HackerOne data shows that IDOR reports grew +116% in 5 years. Programs are flooded with low-quality submissions. The hunters who stand out are those who demonstrate that their output has been verified before submission.

Glass-box mindset

The RaSEC Hunt model is explicit about what the agent did: every tool call, every reasoning step, every validation attempt is logged and reviewable. The community practices the same transparency. Writeups include the full methodology, not just the punchline.

Hunters who share methodology — hunt replays, validation chains, scope-aware recon techniques — progress faster than those who treat their process as proprietary. The goal is a community of practice, not a set of isolated solo operators.

Learn from every mission

Every hunt session is a learning artifact. Rejected findings are as informative as confirmed ones — they tell you where the application does enforce access control correctly, which is useful context for the next session. Hunt history, session replay, and the memory system are tools for compound improvement over time.

The memory system retains episodic context across hunts: what was found, what was patched, what vectors were tried. Elite tier uses pgvector RAG on Neon DB for semantic cross-hunt deduplication. Hunters who use this context iteratively consistently surface higher-quality findings.

What the community is. What it is not yet.

The RaSEC Hunt community is an early-stage cohort of hunters taking agentic AI tooling seriously. The tooling is real and shipping. The community practices are being built now. This is not a pre-launch waitlist that pretends a community exists before it does.

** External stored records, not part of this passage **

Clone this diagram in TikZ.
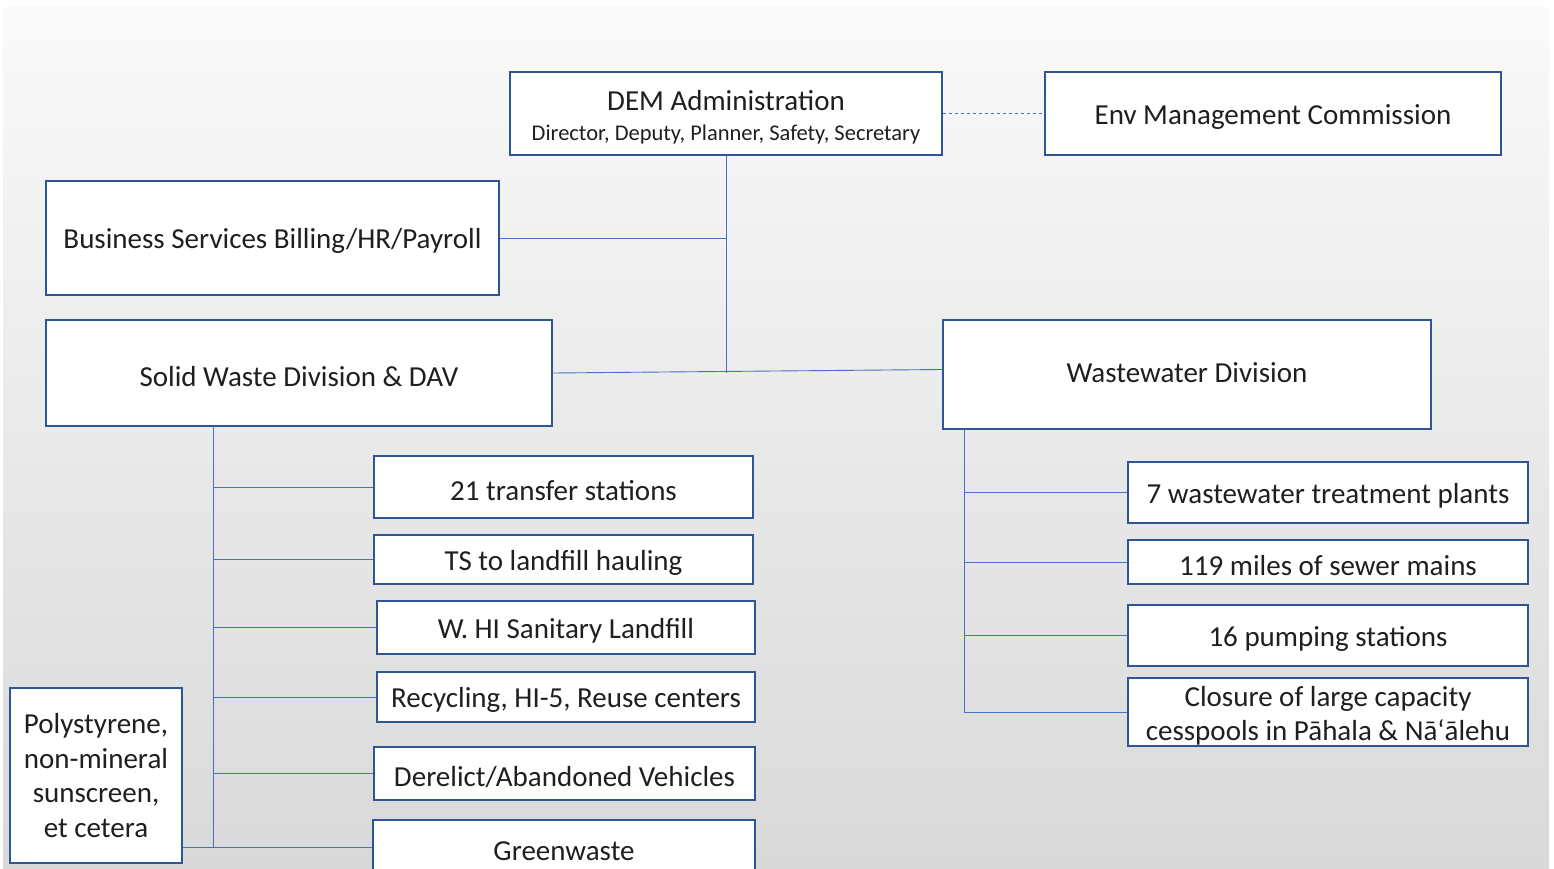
\documentclass[tikz,border=0pt]{standalone}
\usepackage{fontspec}
\setmainfont{Carlito}
\usetikzlibrary{positioning}
\definecolor{boxline}{HTML}{2F5597}
\definecolor{linkline}{HTML}{4472C4}
\definecolor{inktext}{HTML}{1F1F1F}
\tikzset{
  orgbox/.style={draw=boxline, line width=1.5pt, fill=white, inner sep=0pt,
    text=inktext, align=center, font=\fontsize{29}{34.5}\selectfont,
    execute at begin node={\rule{0pt}{26.5pt}}},
  link/.style={draw=linkline, line width=0.9pt},
}
\begin{document}
\begin{tikzpicture}[x=1pt, y=-1pt]
  \clip (0,0) rectangle (1554,869);
  \fill[white] (0,0) rectangle (1554,869);
  \shade[top color=gray!4, bottom color=gray!30] (3,8) rectangle (1549,869);

  %%top
  \node[orgbox, minimum width=432, minimum height=83] (dem) at (726,113.5)
    {\rule{0pt}{28pt}DEM Administration\\[-5pt]{\fontsize{22.5}{26}\selectfont Director, Deputy, Planner, Safety, Secretary}};
  \node[orgbox, minimum width=456, minimum height=83] (emc) at (1273,113.5)
    {Env Management Commission};
  \node[orgbox, minimum width=453, minimum height=114] (bus) at (272.5,238)
    {Business Services Billing/HR/Payroll};

  %%divisions
  \node[orgbox, minimum width=506, minimum height=106] (sw) at (299,373)
    {Solid Waste Division \& DAV};
  \node[orgbox, minimum width=488, minimum height=109, execute at begin node={}] (ww) at (1187,374.5)
    {\raisebox{5pt}{Wastewater Division}};

  %%solid waste
  \node[orgbox, minimum width=379, minimum height=62] (ts) at (563.5,487)
    {21 transfer stations};
  \node[orgbox, minimum width=379, minimum height=49] (haul) at (563.5,559.5)
    {TS to landfill hauling};
  \node[orgbox, minimum width=378, minimum height=53] (lf) at (566,627.5)
    {W. HI Sanitary Landfill};
  \node[orgbox, minimum width=378, minimum height=50] (rec) at (566,697)
    {Recycling, HI-5, Reuse centers};
  \node[orgbox, minimum width=381, minimum height=53] (dav) at (564.5,773.5)
    {Derelict/Abandoned Vehicles};
  \node[orgbox, minimum width=382, minimum height=54] (gw) at (564,847)
    {Greenwaste};
  \node[orgbox, minimum width=172, minimum height=175] (poly) at (96,775.5)
    {Polystyrene,\\non-mineral\\sunscreen,\\et cetera};

  %%wastewater
  \node[orgbox, minimum width=400, minimum height=61] (wtp) at (1328,492.5)
    {7 wastewater treatment plants};
  \node[orgbox, minimum width=400, minimum height=44] (sewer) at (1328,562)
    {119 miles of sewer mains};
  \node[orgbox, minimum width=400, minimum height=61] (pump) at (1328,635.5)
    {16 pumping stations};
  \node[orgbox, minimum width=400, minimum height=68] (cess) at (1328,712)
    {\rule{0pt}{28pt}Closure of large capacity\\cesspools in Pāhala \& Nāʻālehu};

  %%links
  \draw[link, dashed] (dem.east) -- (emc.west);
  \draw[link] (dem.south) -- (dem.south |- sw.east);
  \draw[link] (bus.east) -- (bus.east -| dem.south);
  \draw[link] (sw.east) -- ([yshift=5]ww.west);

  \coordinate (swbus) at (213,426);
  \draw[link] (swbus) -- (swbus |- gw.west);
  \foreach \kid in {ts,haul,lf,rec,dav,gw}
    \draw[link] (\kid.west) -- (\kid.west -| swbus);
  \draw[link] (poly.east |- gw.west) -- (swbus |- gw.west);

  \coordinate (wwbus) at (964,429);
  \draw[link] (wwbus) -- (wwbus |- cess.west);
  \foreach \kid in {wtp,sewer,pump,cess}
    \draw[link] (\kid.west) -- (\kid.west -| wwbus);
\end{tikzpicture}
\end{document}
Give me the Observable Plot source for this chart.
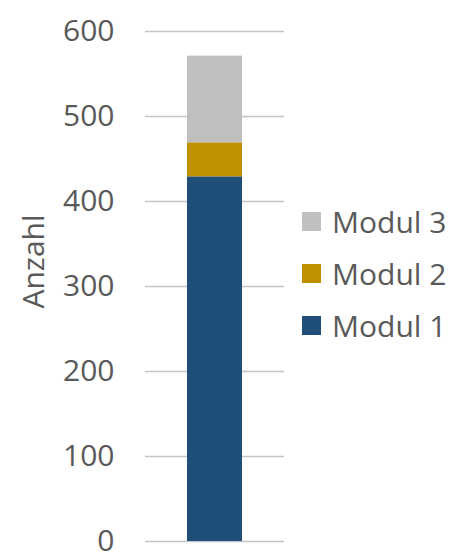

What exists today: a shared platform, shared standards, shared tooling, and early access to features as they ship. What is being built: community programs, cohort communication channels, and shared learning artifacts from real hunts.

We publish concrete community details only when they are confirmed. No vaporware program announcements. No fake engagement numbers. No Discord server that is actually just a drip campaign in disguise.

If you are joining now, you are joining an early cohort. That means you get direct influence on what the tooling prioritizes, early access to new capabilities, and a real seat at the table when the community programs launch.